Plotting code records:
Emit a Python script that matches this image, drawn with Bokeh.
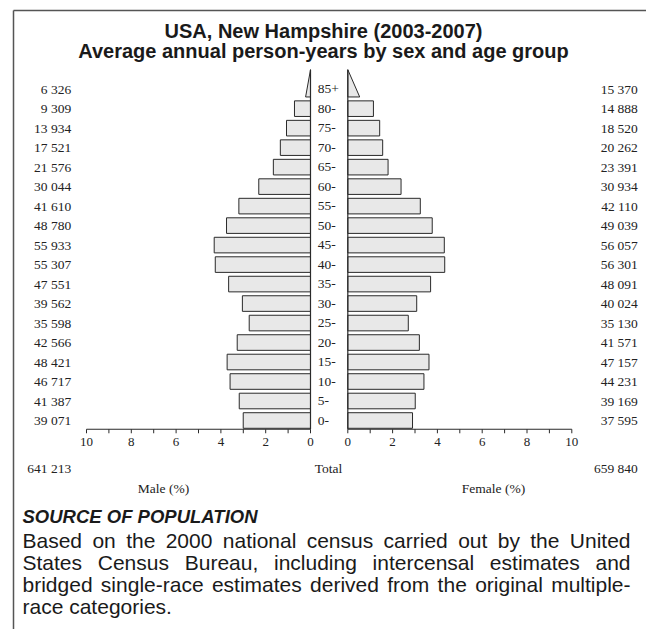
from bokeh.plotting import figure
from bokeh.models import Range1d
from bokeh.core.properties import value
from bokeh.embed import file_html
from bokeh.resources import INLINE

# ---------------- data ----------------
AGE_GROUPS = ["0-", "5-", "10-", "15-", "20-", "25-", "30-", "35-", "40-",
              "45-", "50-", "55-", "60-", "65-", "70-", "75-", "80-", "85+"]
MALE = [39071, 41387, 46717, 48421, 42566, 35598, 39562, 47551, 55307,
        55933, 48780, 41610, 30044, 21576, 17521, 13934, 9309, 6326]
FEMALE = [37595, 39169, 44231, 47157, 41571, 35130, 40024, 48091, 56301,
          56057, 49039, 42110, 30934, 23391, 20262, 18520, 14888, 15370]
MALE_TOTAL = 641213
FEMALE_TOTAL = 659840
AXIS_TICKS = [0, 2, 4, 6, 8, 10]
AXIS_MINOR = [0, 1, 2, 3, 4, 5, 6, 7, 8, 9, 10]

TITLE1 = "USA, New Hampshire (2003-2007)"
TITLE2 = "Average annual person-years by sex and age group"
SRC_HEAD = "SOURCE OF POPULATION"
SRC_LINES = ["Based on the 2000 national census carried out by the United",
             "States Census Bureau, including intercensal estimates and",
             "bridged single-race estimates derived from the original multiple-",
             "race categories."]

# ---------------- layout ----------------
W, H = 646, 629
M0, F0, PX = 310.0, 347.3, 22.4     # canvas x of the two zero lines, px per percent
Y0, RH = 420.0, 19.49               # canvas y of row 0 centre, px per row
BAR_H = 0.8
AX_Y = -0.45
TRI_TOP = 18.0
TRI_FACTOR = 0.45

SERIF = value("Liberation Serif")
SANS = value("Liberation Sans")
TXT = "#222222"

grand = MALE_TOTAL + FEMALE_TOTAL
male_pct = [v / grand * 100 for v in MALE]
female_pct = [v / grand * 100 for v in FEMALE]
idx = list(range(len(AGE_GROUPS)))
fmt = lambda v: f"{v:,}".replace(",", " ")

p = figure(width=W, height=H, x_range=Range1d(0, W), y_range=Range1d(H, 0),
           output_backend="svg", toolbar_location=None, min_border=0,
           x_axis_location=None, y_axis_location=None, outline_line_color=None,
           background_fill_color="white", border_fill_color="white")
p.xgrid.visible = False
p.ygrid.visible = False
p.extra_x_ranges = {"male": Range1d(start=M0 / PX, end=(M0 - W) / PX),
                    "female": Range1d(start=-F0 / PX, end=(W - F0) / PX)}
p.extra_y_ranges = {"age": Range1d(start=(Y0 - H) / RH, end=Y0 / RH)}

# frame border (top and left)
p.segment(x0=[13, 13], y0=[10, 10], x1=[W, 13], y1=[10, H], line_color="#555555", line_width=1.5)

# title
p.text(x=[323, 323], y=[30, 50], text=[TITLE1, TITLE2], text_font=SANS,
       text_font_style="bold", text_font_size="20px", text_align="center",
       text_baseline="alphabetic", text_color="#1a1a1a")

# bars (the open-ended last group is drawn as a triangle)
n = len(AGE_GROUPS) - 1
for name, pct in (("male", male_pct), ("female", female_pct)):
    p.hbar(y=idx[:n], height=BAR_H, left=0, right=pct[:n], fill_color="#e8e8e8",
           line_color="#2a2a2a", line_width=1, x_range_name=name, y_range_name="age")
    last = pct[-1]
    bot = idx[-1] - BAR_H / 2
    p.patch(x=[0, 0, last * TRI_FACTOR], y=[TRI_TOP, bot, bot], fill_color="#e8e8e8",
            line_color="#2a2a2a", line_width=1, x_range_name=name, y_range_name="age")
    # axis lines
    p.segment(x0=[0, 0], y0=[AX_Y, AX_Y], x1=[0, 10], y1=[TRI_TOP, AX_Y],
              line_color="#2a2a2a", line_width=1.2, x_range_name=name, y_range_name="age")
    p.segment(x0=AXIS_MINOR, y0=[AX_Y] * len(AXIS_MINOR), x1=AXIS_MINOR,
              y1=[AX_Y - 4 / RH] * len(AXIS_MINOR), line_color="#2a2a2a", line_width=1,
              x_range_name=name, y_range_name="age")
    p.text(x=AXIS_TICKS, y=[441] * len(AXIS_TICKS), text=[str(t) for t in AXIS_TICKS],
           text_font=SERIF, text_font_size="13px", text_align="center",
           text_baseline="middle", text_color=TXT, x_range_name=name)

# counts and age labels
p.text(x=[70.7] * len(MALE), y=idx, text=[fmt(v) for v in MALE], text_font=SERIF,
       text_font_size="13.5px", text_align="right", text_baseline="middle",
       text_color=TXT, y_range_name="age")
p.text(x=[637.3] * len(FEMALE), y=idx, text=[fmt(v) for v in FEMALE], text_font=SERIF,
       text_font_size="13.5px", text_align="right", text_baseline="middle",
       text_color=TXT, y_range_name="age")
p.text(x=[317.3] * len(AGE_GROUPS), y=idx, text=AGE_GROUPS, text_font=SERIF,
       text_font_size="13.5px", text_align="left", text_baseline="middle",
       text_color=TXT, y_range_name="age")

# totals
p.text(x=[70.7, 637.3], y=[468, 468], text=[fmt(MALE_TOTAL), fmt(FEMALE_TOTAL)],
       text_font=SERIF, text_font_size="13.5px", text_align="right",
       text_baseline="middle", text_color=TXT)
p.text(x=[328], y=[468], text=["Total"], text_font=SERIF, text_font_size="13.5px",
       text_align="center", text_baseline="middle", text_color=TXT)
p.text(x=[163, 493], y=[488, 488], text=["Male (%)", "Female (%)"], text_font=SERIF,
       text_font_size="13.5px", text_align="center", text_baseline="middle", text_color=TXT)

# source text
p.text(x=[22], y=[516], text=[SRC_HEAD], text_font=SANS, text_font_style="bold italic",
       text_font_size="18.5px", text_align="left", text_baseline="alphabetic",
       text_color="#1a1a1a")

AW = {' ': 278, ',': 278, '.': 278, '-': 333, 'B': 667, 'C': 722, 'S': 667, 'U': 722}
AW.update({c: 556 for c in "0123456789abdeghnopqu"})
AW.update({'c': 500, 'f': 278, 'i': 222, 'j': 222, 'k': 500, 'l': 222, 'm': 833,
           'r': 333, 's': 500, 't': 278, 'v': 500, 'w': 722, 'x': 500, 'y': 500, 'z': 500})
BODY_SIZE = 21.0
LEFT, RIGHT = 22.0, 630.0


def width(s):
    return sum(AW.get(c, 556) for c in s) / 1000 * BODY_SIZE


wx, wy, wt = [], [], []
for k, line in enumerate(SRC_LINES):
    words = line.split(" ")
    base = 540 + 22 * k
    if k < len(SRC_LINES) - 1 and len(words) > 1:
        gap = (RIGHT - LEFT - sum(width(w) for w in words)) / (len(words) - 1)
    else:
        gap = width(" ")
    x = LEFT
    for w in words:
        wx.append(x)
        wy.append(base)
        wt.append(w)
        x += width(w) + gap
p.text(x=wx, y=wy, text=wt, text_font=SANS, text_font_size=f"{BODY_SIZE}px",
       text_align="left", text_baseline="alphabetic", text_color="#1a1a1a")

open("out.html", "w").write(file_html(p, INLINE))
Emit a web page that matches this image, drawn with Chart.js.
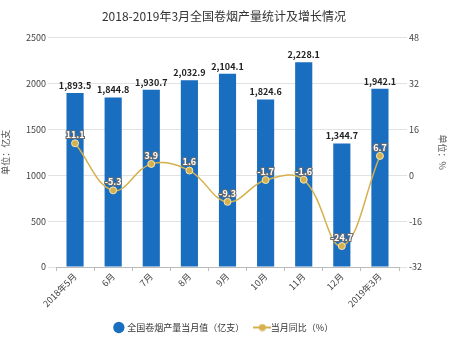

__REQUIRED TASK__
Copy the records above from the first line through the line containing "from bokeh.resources import INLINE", both included, and leave out any pictures.

__TASK RESPONSE__
Emit a Python script that matches this image, drawn with Bokeh.
from bokeh.plotting import figure
from bokeh.models import Range1d
from bokeh.core.properties import value
from bokeh.embed import file_html
from bokeh.resources import INLINE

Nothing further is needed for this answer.